By Heather Mullinix
I used to love riding roller coasters, and then I got older. I'm not sure what happened, exactly. It's just somewhere between my dare-devil youth and my level-headed 30s, I stopped enjoying the screaming, the plummeting and the turning upside down.
Well, it's not that I stopped enjoying it so much as my stomach stopped enjoying it. I would ride those roller coasters all day long, but my stomach has a ride limit. If you don't believe me, you can ask my date to the fair in 1997, the last time I dared board any ride that sent me turning upside down. The vomit eventually washed out of his shoes.
My avoidance of roller coasters hasn't really been a hindrance in my life. After they closed down Opryland, the only option for such thrills nearby was Dollywood, but there you can enjoy lots of other neat things, like artisans and musicians putting on great shows. I wasn't going to drive hours and hours to get to a Six Flags or Universal Studios and, since I hadn't met him before, I didn't see any need to head to Florida and meet the Mouse.
I could have continued on in my no-roller-coaster existence if not for a recent family vacation with my nephew. He's a teenager now. I knew I couldn't expect him to go to the Jamestown colony and tour Colonial Williamsburg without spending a day at Busch Gardens.
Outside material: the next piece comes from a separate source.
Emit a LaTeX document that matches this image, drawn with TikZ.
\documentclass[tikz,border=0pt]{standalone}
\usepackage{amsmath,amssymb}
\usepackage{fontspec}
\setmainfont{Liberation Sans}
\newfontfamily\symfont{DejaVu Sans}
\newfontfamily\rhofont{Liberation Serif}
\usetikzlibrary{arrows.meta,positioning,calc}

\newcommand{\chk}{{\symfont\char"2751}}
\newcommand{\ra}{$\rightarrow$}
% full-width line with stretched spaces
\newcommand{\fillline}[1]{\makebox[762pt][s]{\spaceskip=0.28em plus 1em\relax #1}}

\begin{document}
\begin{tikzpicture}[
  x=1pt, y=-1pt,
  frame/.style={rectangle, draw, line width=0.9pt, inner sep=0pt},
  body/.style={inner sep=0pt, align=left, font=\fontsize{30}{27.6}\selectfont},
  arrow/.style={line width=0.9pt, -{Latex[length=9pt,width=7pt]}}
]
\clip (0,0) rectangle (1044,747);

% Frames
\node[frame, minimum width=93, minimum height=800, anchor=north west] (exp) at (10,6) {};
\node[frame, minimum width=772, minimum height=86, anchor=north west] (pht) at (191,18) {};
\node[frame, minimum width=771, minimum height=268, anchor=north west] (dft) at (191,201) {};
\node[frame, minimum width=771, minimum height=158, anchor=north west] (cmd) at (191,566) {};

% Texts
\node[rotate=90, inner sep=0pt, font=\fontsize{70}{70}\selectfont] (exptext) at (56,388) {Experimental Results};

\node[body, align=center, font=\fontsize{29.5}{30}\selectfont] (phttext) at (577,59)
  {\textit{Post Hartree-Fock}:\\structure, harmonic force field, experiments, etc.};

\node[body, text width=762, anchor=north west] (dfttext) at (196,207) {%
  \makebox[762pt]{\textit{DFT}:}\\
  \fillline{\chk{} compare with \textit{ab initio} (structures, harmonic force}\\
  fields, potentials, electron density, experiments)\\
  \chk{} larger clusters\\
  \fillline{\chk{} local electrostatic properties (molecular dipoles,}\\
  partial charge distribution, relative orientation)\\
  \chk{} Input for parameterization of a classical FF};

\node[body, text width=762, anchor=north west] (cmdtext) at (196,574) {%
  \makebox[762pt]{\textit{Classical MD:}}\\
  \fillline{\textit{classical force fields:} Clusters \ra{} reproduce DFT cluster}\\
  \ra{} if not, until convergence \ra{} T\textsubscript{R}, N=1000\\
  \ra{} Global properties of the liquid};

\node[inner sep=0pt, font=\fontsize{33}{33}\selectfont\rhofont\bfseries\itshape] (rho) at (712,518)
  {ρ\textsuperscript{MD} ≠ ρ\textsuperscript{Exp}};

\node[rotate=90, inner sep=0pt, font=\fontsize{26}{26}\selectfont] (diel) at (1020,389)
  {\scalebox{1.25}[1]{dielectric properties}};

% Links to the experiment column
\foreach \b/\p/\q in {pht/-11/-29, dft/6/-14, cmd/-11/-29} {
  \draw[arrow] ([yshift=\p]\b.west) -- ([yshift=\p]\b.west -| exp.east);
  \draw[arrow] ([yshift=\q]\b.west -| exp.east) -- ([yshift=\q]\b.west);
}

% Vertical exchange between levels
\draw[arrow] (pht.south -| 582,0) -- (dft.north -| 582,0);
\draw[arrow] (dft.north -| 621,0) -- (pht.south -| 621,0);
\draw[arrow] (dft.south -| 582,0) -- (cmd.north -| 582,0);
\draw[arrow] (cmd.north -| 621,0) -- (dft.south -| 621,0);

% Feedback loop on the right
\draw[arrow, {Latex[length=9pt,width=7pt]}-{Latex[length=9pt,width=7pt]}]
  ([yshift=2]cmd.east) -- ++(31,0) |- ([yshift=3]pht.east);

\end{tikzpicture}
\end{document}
There, you'll find several large roller coasters, from Apollo's Chariot with its daring heights and sudden drops to The Griffin with a 75 mile per hour free fall, there's certainly enough thrills to excite a teenager and his dare-devil mother. Aunt Hess, however, was less then thrilled with the adventure. But I'm a trooper. I rode with my sister because her boy, a teenager, didn't want to be seen walking around with the adults. I held out as long as I could but back-to-back trips on the Alpengiest found me battling nausea and nursing an aching head.
We lucked up on timing our trip. Many of the school districts in the surrounding states hadn't let out for the summer just yet, or it was graduation weekend. That meant fewer than usual numbers in the park and we didn't have to stand in the sweltering sun for 30, 45, or even 90 minutes to wait for a ride that would be over and done with in about 90 seconds.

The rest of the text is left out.